Given task:
Begin at the first line of the data and copy each line through the one containing "base = alt.Chart(df)", that line included, with no pictures.

+--

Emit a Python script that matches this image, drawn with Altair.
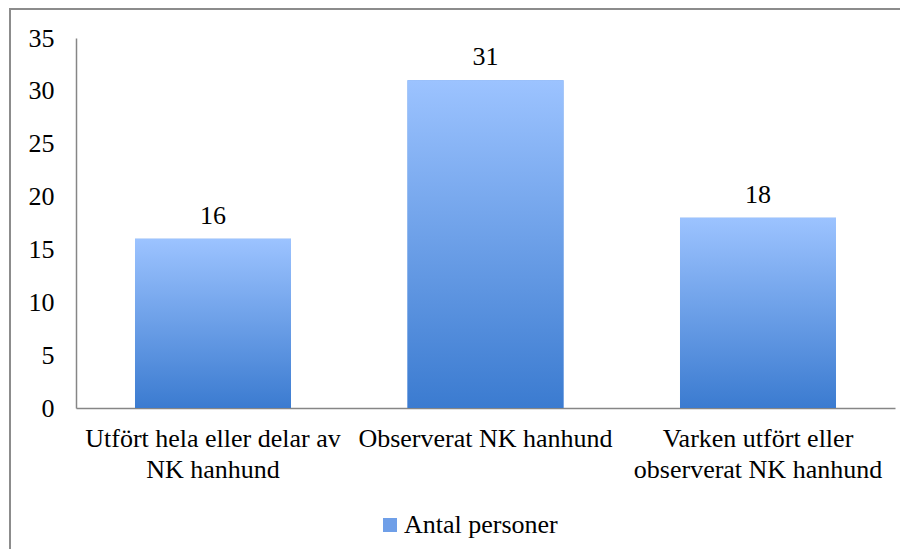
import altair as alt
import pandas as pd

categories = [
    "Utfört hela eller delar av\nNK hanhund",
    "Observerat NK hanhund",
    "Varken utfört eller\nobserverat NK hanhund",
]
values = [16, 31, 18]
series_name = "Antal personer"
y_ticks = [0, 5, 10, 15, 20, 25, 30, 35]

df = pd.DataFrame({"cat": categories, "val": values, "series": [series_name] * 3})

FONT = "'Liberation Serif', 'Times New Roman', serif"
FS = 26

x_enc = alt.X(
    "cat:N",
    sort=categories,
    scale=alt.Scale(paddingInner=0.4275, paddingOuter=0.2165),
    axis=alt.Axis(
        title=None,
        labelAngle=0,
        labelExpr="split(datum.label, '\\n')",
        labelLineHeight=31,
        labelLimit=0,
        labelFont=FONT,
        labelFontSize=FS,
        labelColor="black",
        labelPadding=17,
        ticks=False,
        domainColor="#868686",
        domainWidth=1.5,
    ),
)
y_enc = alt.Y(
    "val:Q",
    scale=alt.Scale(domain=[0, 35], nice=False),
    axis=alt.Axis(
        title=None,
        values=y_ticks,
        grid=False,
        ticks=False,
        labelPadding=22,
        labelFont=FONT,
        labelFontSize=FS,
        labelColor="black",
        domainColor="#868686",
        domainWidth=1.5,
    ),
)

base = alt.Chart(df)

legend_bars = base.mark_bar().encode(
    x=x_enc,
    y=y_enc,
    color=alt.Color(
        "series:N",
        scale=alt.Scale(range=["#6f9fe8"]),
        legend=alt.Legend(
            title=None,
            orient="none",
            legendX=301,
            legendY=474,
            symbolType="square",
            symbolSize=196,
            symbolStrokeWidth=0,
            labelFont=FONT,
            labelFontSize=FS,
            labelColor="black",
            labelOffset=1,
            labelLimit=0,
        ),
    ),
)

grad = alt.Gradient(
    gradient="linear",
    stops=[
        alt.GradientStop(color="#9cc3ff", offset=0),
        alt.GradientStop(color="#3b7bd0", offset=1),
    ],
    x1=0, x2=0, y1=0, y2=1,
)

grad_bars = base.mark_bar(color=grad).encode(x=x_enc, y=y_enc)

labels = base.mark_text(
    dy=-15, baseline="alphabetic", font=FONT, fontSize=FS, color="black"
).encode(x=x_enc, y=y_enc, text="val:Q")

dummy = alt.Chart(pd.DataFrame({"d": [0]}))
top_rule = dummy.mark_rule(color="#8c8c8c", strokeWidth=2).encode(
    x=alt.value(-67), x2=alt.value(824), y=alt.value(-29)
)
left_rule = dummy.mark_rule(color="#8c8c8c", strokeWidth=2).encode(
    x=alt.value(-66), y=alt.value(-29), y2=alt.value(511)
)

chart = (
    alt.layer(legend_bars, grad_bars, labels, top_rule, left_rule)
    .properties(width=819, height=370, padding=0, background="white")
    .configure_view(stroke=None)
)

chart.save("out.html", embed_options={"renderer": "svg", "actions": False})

+--

Full solution:
Emit a Python script that matches this image, drawn with Altair.
import altair as alt
import pandas as pd

categories = [
    "Utfört hela eller delar av\nNK hanhund",
    "Observerat NK hanhund",
    "Varken utfört eller\nobserverat NK hanhund",
]
values = [16, 31, 18]
series_name = "Antal personer"
y_ticks = [0, 5, 10, 15, 20, 25, 30, 35]

df = pd.DataFrame({"cat": categories, "val": values, "series": [series_name] * 3})

FONT = "'Liberation Serif', 'Times New Roman', serif"
FS = 26

x_enc = alt.X(
    "cat:N",
    sort=categories,
    scale=alt.Scale(paddingInner=0.4275, paddingOuter=0.2165),
    axis=alt.Axis(
        title=None,
        labelAngle=0,
        labelExpr="split(datum.label, '\\n')",
        labelLineHeight=31,
        labelLimit=0,
        labelFont=FONT,
        labelFontSize=FS,
        labelColor="black",
        labelPadding=17,
        ticks=False,
        domainColor="#868686",
        domainWidth=1.5,
    ),
)
y_enc = alt.Y(
    "val:Q",
    scale=alt.Scale(domain=[0, 35], nice=False),
    axis=alt.Axis(
        title=None,
        values=y_ticks,
        grid=False,
        ticks=False,
        labelPadding=22,
        labelFont=FONT,
        labelFontSize=FS,
        labelColor="black",
        domainColor="#868686",
        domainWidth=1.5,
    ),
)

base = alt.Chart(df)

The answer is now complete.